Now the opposite can happen as well and you can xp for reasons that you determine call for it. Just make sure that you were very specific on why they are in the bonus XP and also why get reduced values like taking that extra 2 days to complete the task at hand. They didn't push there limits so they didn't get as much experience is a pretty basic idea.(progressive overload)

The best thing about this is players will advance at slightly different rates and feel that there choices matter as individuals on top of the standard party dynamic

It takes a little time to set it up but it fun to watch players really starts to get into every encounter.

Side note - I still use milestones but usually for reaching a new location that is notable. Finding the lost temple of the lost Lord of lordy or whatnot.

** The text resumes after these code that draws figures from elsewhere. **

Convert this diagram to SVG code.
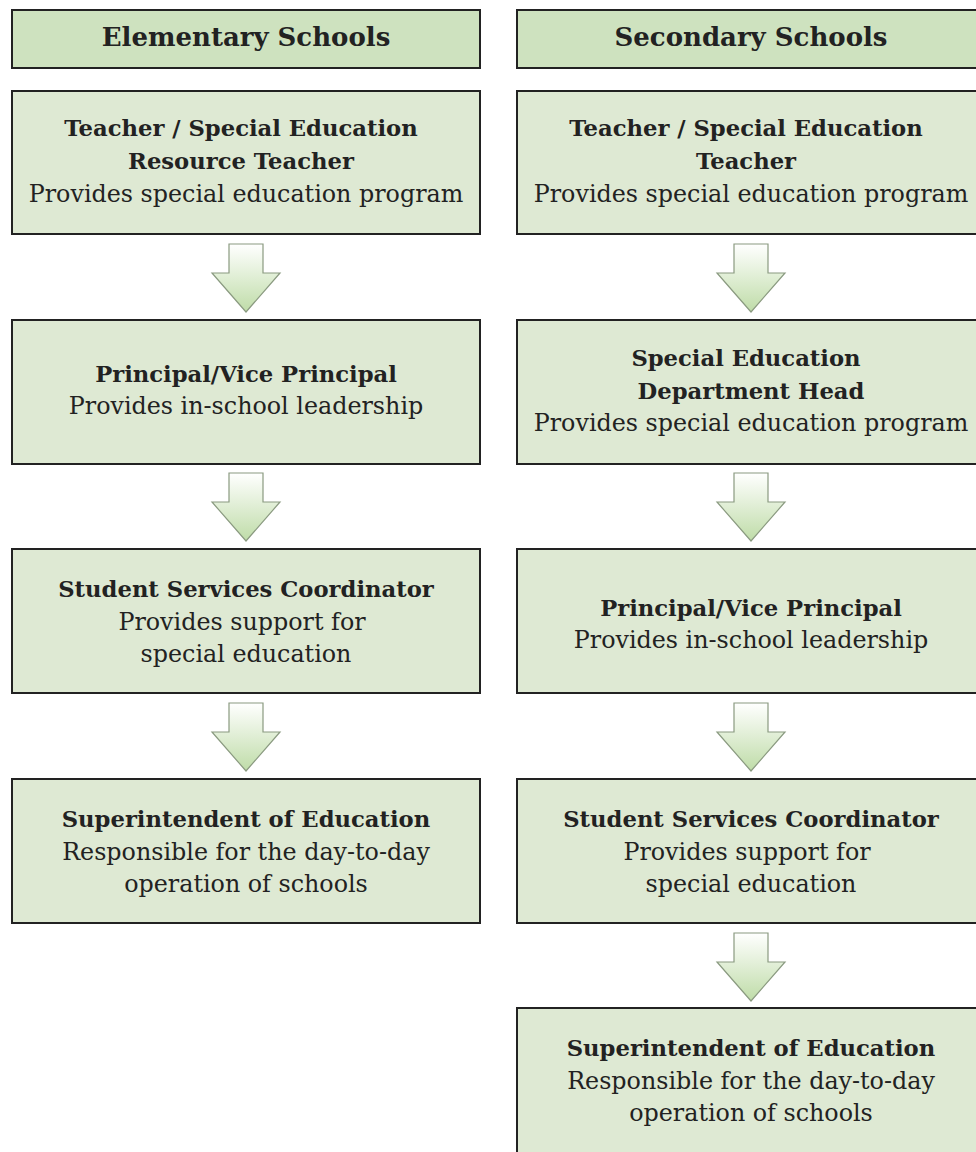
<svg xmlns="http://www.w3.org/2000/svg" width="976" height="1152" viewBox="0 0 976 1152">
<style>
.hdr{fill:#cee2bf;stroke:#222;stroke-width:2}
.box{fill:#dee9d3;stroke:#222;stroke-width:2}
text{font-family:"DejaVu Serif","Liberation Serif",serif;font-size:23.8px;fill:#222;text-anchor:middle}
.b{font-weight:bold;font-size:22.7px}
.h{font-weight:bold;font-size:26px}
.arr{fill:url(#g);stroke:#8a9a80;stroke-width:1.2}
</style>
<defs>
<linearGradient id="g" x1="0" y1="0" x2="0" y2="1">
<stop offset="0" stop-color="#ffffff"/>
<stop offset="1" stop-color="#bfdca8"/>
</linearGradient>
<path id="a" d="M-17,0 H17 V29 H34 L0,68 L-34,29 H-17 Z"/>
</defs>
<rect width="976" height="1152" fill="#fff"/>
<g id="connectors">
<use href="#a" class="arr" x="246" y="244"/>
<use href="#a" class="arr" x="246" y="473"/>
<use href="#a" class="arr" x="246" y="703"/>
<use href="#a" class="arr" x="751" y="244"/>
<use href="#a" class="arr" x="751" y="473"/>
<use href="#a" class="arr" x="751" y="703"/>
<use href="#a" class="arr" x="751" y="933"/>
</g>
<g id="elem-header"><rect class="hdr" x="12" y="10" width="468" height="58"/><text class="h" x="246" y="46">Elementary Schools</text></g>
<g id="sec-header"><rect class="hdr" x="517" y="10" width="468" height="58"/><text class="h" x="751" y="46">Secondary Schools</text></g>
<g id="e1"><rect class="box" x="12" y="91" width="468" height="143"/>
<text class="b" x="241" y="136">Teacher / Special Education</text>
<text class="b" x="241" y="169">Resource Teacher</text>
<text x="246" y="202">Provides special education program</text></g>
<g id="e2"><rect class="box" x="12" y="320" width="468" height="144"/>
<text class="b" x="246" y="382">Principal/Vice Principal</text>
<text x="246" y="414">Provides in-school leadership</text></g>
<g id="e3"><rect class="box" x="12" y="549" width="468" height="144"/>
<text class="b" x="246" y="597">Student Services Coordinator</text>
<text x="242" y="630">Provides support for</text>
<text x="246" y="662">special education</text></g>
<g id="e4"><rect class="box" x="12" y="779" width="468" height="144"/>
<text class="b" x="246" y="827">Superintendent of Education</text>
<text x="246" y="860">Responsible for the day-to-day</text>
<text x="246" y="892">operation of schools</text></g>
<g id="s1"><rect class="box" x="517" y="91" width="468" height="143"/>
<text class="b" x="746" y="136">Teacher / Special Education</text>
<text class="b" x="746" y="169">Teacher</text>
<text x="751" y="202">Provides special education program</text></g>
<g id="s2"><rect class="box" x="517" y="320" width="468" height="144"/>
<text class="b" x="746" y="366">Special Education</text>
<text class="b" x="751" y="399">Department Head</text>
<text x="751" y="431">Provides special education program</text></g>
<g id="s3"><rect class="box" x="517" y="549" width="468" height="144"/>
<text class="b" x="751" y="616">Principal/Vice Principal</text>
<text x="751" y="648">Provides in-school leadership</text></g>
<g id="s4"><rect class="box" x="517" y="779" width="468" height="144"/>
<text class="b" x="751" y="827">Student Services Coordinator</text>
<text x="747" y="860">Provides support for</text>
<text x="751" y="892">special education</text></g>
<g id="s5"><rect class="box" x="517" y="1008" width="468" height="160"/>
<text class="b" x="751" y="1056">Superintendent of Education</text>
<text x="751" y="1089">Responsible for the day-to-day</text>
<text x="751" y="1121">operation of schools</text></g>
</svg>
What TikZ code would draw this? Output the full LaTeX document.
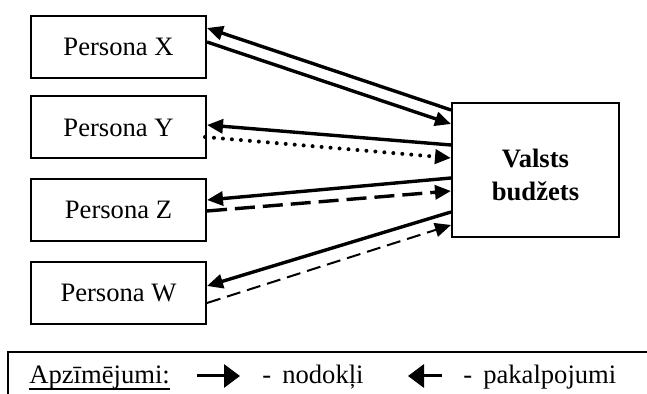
\documentclass[tikz,border=0pt]{standalone}
\usepackage{fontspec}
\setmainfont{Liberation Serif}
\usetikzlibrary{arrows.meta,calc}
\begin{document}
\begin{tikzpicture}[x=0.5pt,y=-0.5pt,>={Triangle[length=8pt,width=7pt]},
	font=\fontsize{13.3}{16.5}\selectfont,
	box/.style={draw,line width=1pt,inner sep=0pt},
	person/.style={box,minimum width=87.5pt,minimum height=31pt},
	flow/.style={->,line width=1.7pt},
	keyarrow/.style={line width=1.5pt,-{Triangle[length=8pt,width=11.5pt]}},
	keytext/.style={anchor=base west,inner sep=0pt}]
	\useasboundingbox(0,0)rectangle(647,394);
	% personas and budget
	\node[person](X)at(118.5,47){Persona X};
	\node[person](Y)at(118.5,127.5){Persona Y};
	\node[person](Z)at(118.5,210){Persona Z};
	\node[person](W)at(118.5,293){Persona W};
	\node[box,minimum width=83.5pt,minimum height=67pt](B)at(535.5,170){};
	\node[align=center,font=\fontsize{13.3}{16.5}\selectfont\bfseries](Btext)at($(B.center)+(0,4.5)$){Valsts\\budžets};
	% flows
	\draw[flow]($(B.west)+(0,-60)$)--($(X.east)+(0,-19)$);
	\draw[flow]($(X.east)+(0,-5)$)--($(B.west)+(0,-46)$);
	\draw[flow]($(B.west)+(0,-25)$)--($(Y.east)+(0,-2.5)$);
	\draw[flow,line width=2pt,dash pattern=on 0pt off 4.5pt,line cap=round]($(Y.east)+(-2,9.5)$)--($(B.west)+(0,-12)$);
	\draw[flow]($(B.west)+(0,8)$)--($(Z.east)+(0,-10)$);
	\draw[flow,dash pattern=on 10pt off 4pt]($(Z.east)+(0,1)$)--($(B.west)+(0,21)$);
	\draw[flow]($(B.west)+(0,42)$)--($(W.east)+(0,-7)$);
	\draw[flow,line width=1pt,dash pattern=on 7pt off 3.5pt]($(W.east)+(0,10)$)--($(B.west)+(0,55)$);
	% legend
	\draw[line width=1pt](8,400)--(8,352)--(650,352);
	\node[keytext](key)at(29,384){Apzīmējumi:};
	\draw[line width=0.7pt]($(key.base west)+(0,5)$)--($(key.base east)+(0,5)$);
	\draw[keyarrow](197,376)--(240,376);
	\node[keytext](tax)at(262,384){-\, nodokļi};
	\draw[keyarrow](442,376)--(408,376);
	\node[keytext](serv)at(463,384){-\, pakalpojumi};
\end{tikzpicture}
\end{document}
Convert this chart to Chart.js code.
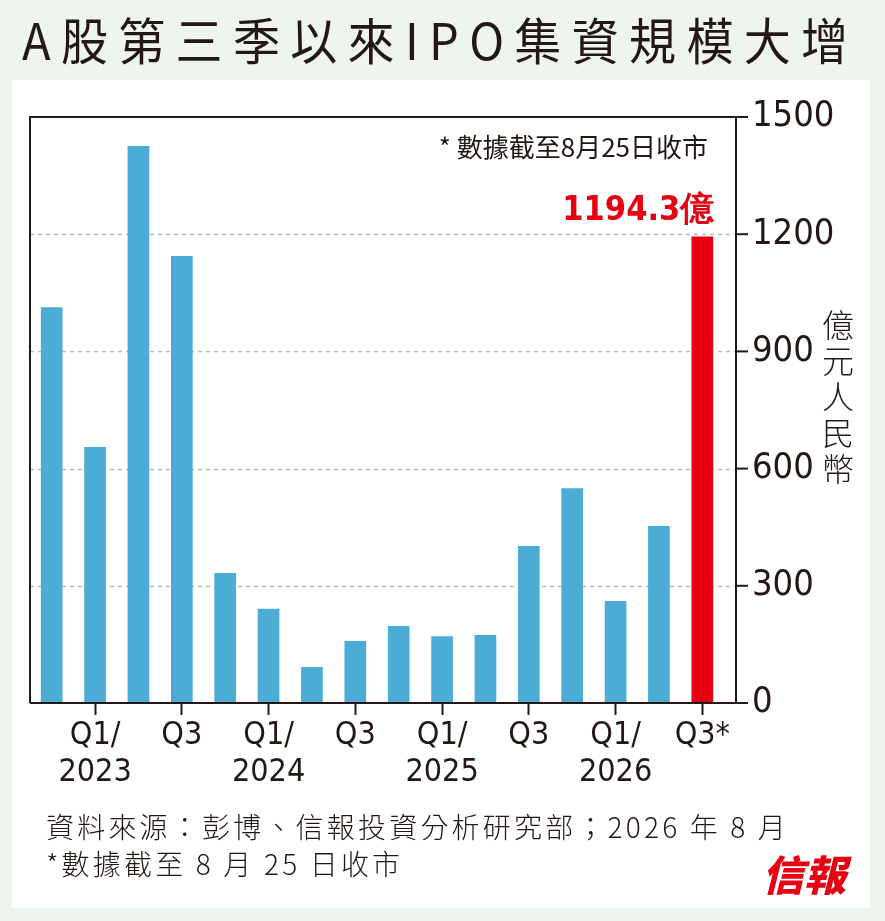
<!DOCTYPE html>
<html><head><meta charset="utf-8">
<script src="https://cdn.jsdelivr.net/npm/chart.js@4"></script>
<style>
body{margin:0;background:#eef5ee;width:885px;height:921px;overflow:hidden;font-family:"Noto Sans CJK TC","Noto Sans",sans-serif;}
#panel{position:absolute;left:12px;top:80px;width:858px;height:828px;background:#fff;}
#title{position:absolute;left:22px;top:2px;font-size:50px;color:#231815;letter-spacing:11px;white-space:nowrap;transform:scaleX(0.94);transform-origin:left;}
#wrap{position:absolute;left:0;top:0;width:885px;height:921px;}
#ytitle{position:absolute;left:820px;top:305px;font-size:32px;line-height:36px;width:36px;text-align:center;color:#231815;font-weight:300;}
.foot{position:absolute;left:46px;font-size:28px;color:#231815;white-space:nowrap;font-weight:300;letter-spacing:3.2px;}
#logo{position:absolute;left:762px;top:842px;font-size:42px;font-weight:900;color:#e60012;font-style:italic;}
</style></head><body>
<div id="panel"></div>
<div id="title">A股第三季以來IPO集資規模大增</div>
<div id="wrap"><canvas id="c" width="885" height="921"></canvas></div>
<div id="ytitle">億<br>元<br>人<br>民<br>幣</div>
<div class="foot" style="top:806px">資料來源：彭博、信報投資分析研究部；2026 年 8 月</div>
<div class="foot" style="top:843px">*數據截至 8 月 25 日收市</div>
<div id="logo">信報</div>
<script>
const categories = ['', ['Q1/','2023'], '', 'Q3', '', ['Q1/','2024'], '', 'Q3', '', ['Q1/','2025'], '', 'Q3', '', ['Q1/','2026'], '', 'Q3*'];
const ipoValues = [1013, 655, 1426, 1144, 333, 241, 92, 159, 197, 171, 174, 402, 550, 261, 453, 1194.3];
const yTicks = [0, 300, 600, 900, 1200, 1500];
const lastLabel = '1194.3億';
const note = '* 數據截至8月25日收市';

const barColors = ipoValues.map((v, i) => i === ipoValues.length - 1 ? '#e60012' : '#4bacd6');
const frameRight = 736;

const frame = {
  id: 'frame',
  beforeDatasetsDraw(chart) {
    const c = chart.ctx, a = chart.chartArea, y = chart.scales.y;
    c.save();
    c.strokeStyle = '#bbbbbb';
    c.lineWidth = 1.5;
    c.setLineDash([4, 4]);
    yTicks.forEach(v => {
      if (v === 0 || v === 1500) return;
      const py = Math.round(y.getPixelForValue(v)) + 0.5;
      c.beginPath(); c.moveTo(a.left, py); c.lineTo(frameRight, py); c.stroke();
    });
    c.restore();
  },
  afterDraw(chart) {
    const c = chart.ctx, a = chart.chartArea, y = chart.scales.y;
    c.save();
    c.strokeStyle = '#231815';
    c.lineWidth = 2;
    c.beginPath();
    c.moveTo(a.left, a.bottom); c.lineTo(a.left, a.top); c.lineTo(frameRight, a.top); c.lineTo(frameRight, a.bottom);
    c.stroke();
    c.beginPath(); c.moveTo(a.left, a.bottom); c.lineTo(frameRight + 12, a.bottom); c.stroke();
    // right axis ticks and labels
    c.fillStyle = '#231815';
    c.font = '36px "DejaVu Sans Condensed"';
    c.textAlign = 'left';
    c.textBaseline = 'middle';
    yTicks.forEach(v => {
      const py = y.getPixelForValue(v);
      c.beginPath(); c.moveTo(frameRight, py); c.lineTo(frameRight + 12, py); c.stroke();
      c.fillText(String(v), frameRight + 16, py);
    });
    // note and value label
    c.font = '26px "Noto Sans CJK TC"';
    c.textAlign = 'right';
    c.fillText(note, 708, a.top + 30);
    const meta = chart.getDatasetMeta(0).data;
    const last = meta[meta.length - 1];
    c.fillStyle = '#e60012';
    c.font = 'bold 34px "DejaVu Sans Condensed"';
    c.textBaseline = 'bottom';
    c.fillText(lastLabel, last.x + 12, last.y - 8);
    c.restore();
  }
};

new Chart(document.getElementById('c'), {
  type: 'bar',
  data: {
    labels: categories,
    datasets: [{ data: ipoValues, backgroundColor: barColors, barPercentage: 0.5, categoryPercentage: 1 }]
  },
  options: {
    responsive: false,
    animation: false,
    layout: { padding: { left: 30, top: 117, right: 0, bottom: 0 } },
    plugins: { legend: { display: false }, tooltip: { enabled: false } },
    scales: {
      x: {
        offset: true,
        afterFit(s) { s.height = 921 - 703; },
        grid: {
          offset: false, drawOnChartArea: false, tickLength: 12, tickWidth: 2,
          tickColor: ctx => (ctx.tick && ctx.tick.label && ctx.tick.label !== '') ? '#231815' : 'rgba(0,0,0,0)'
        },
        border: { display: false },
        ticks: { autoSkip: false, maxRotation: 0, color: '#231815', padding: 2, font: { size: 32, family: 'DejaVu Sans Condensed', lineHeight: 1.15 } }
      },
      y: {
        position: 'right',
        min: 0, max: 1500,
        afterFit(s) { s.width = 885 - 724; },
        afterBuildTicks(s) { s.ticks = yTicks.map(v => ({ value: v })); },
        grid: { display: false },
        border: { display: false },
        ticks: { display: false }
      }
    }
  },
  plugins: [frame]
});
</script>
</body></html>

I forgot to add that not every combat grants xp. Easy and lower are worth nothing in them selves. Could contain bonus exp.

Tanarii
2019-09-28, 10:11 PM
At this point, i'd be interested to know how many ppl actually makes the 6-8 encounters day, and how many do the 1-2. From my casual reading of this forum, i'd say those doing the 6-8 are largely in the minority of the forumites.
My players usually push on to roughly 1-1/3 of an adventuring day, usually 3 short rests, before pulling out of the adventuring site for a long rest and ending the session. Sometimes they manage a 4th short rest and push to roughly 1-2/3 of an adventuring day, but that's often the recipe for a TPK.

This is in a 3-4 hour session. Heavily combat encounters, but some non-combat.

And of course I try to rate the difficulty of non-combat encounters by expected resource usage, as the system expects. If the intended resource usage is trivial, that's generally an Easy non-combat encounter. But that's a little hard for me to judge, because I have to peg the challenge level (and expected resource usage) to a pre-decided character level and XP award when I design it. I don't design my adventuring sites for specific PCs. Since I don't know which group will enter them in advance, nor what exact mix of levels they will be, just if they're Tier 1, Tier 2, or recently some low Tier 3.

It's also worth noting that my table rule is pulling out for a long rest ends the session. That discourages a 5 minute work day.

djreynolds
2019-09-30, 01:51 AM
In out of the abyss adventure you rolled a d12, and on a 12 the party encountered something.... not always a monster. Sometimes is was a fire or earthquake, etc.

My point is, it is a 1 in 12 chance of a short rest failing, 0.083, chance of something happening. Less than 10%

So take short rests, and as a DM offer them, tell new players "hey, you could choose to take a short rest".

We don't bully each other because Dave the Paladin wants to go now and the Glenda the monk wants to rest.

I have tried multiple things in trying to balance the game in regards to the rest system, what has worked the best is telling players to short rest.

The difficulty is often not everyone at the table are friends outside of there, they may only meet up for the games. We may be polite with each other and that is it. But, IMO, especially in the adventurer's league, a lot of players are only out for themselves and whatever XP and gold and items they can collect... hence the you have table bullies. "Well if you short rest... we are just going to leave you here."

That's the issue. Its not the rest system.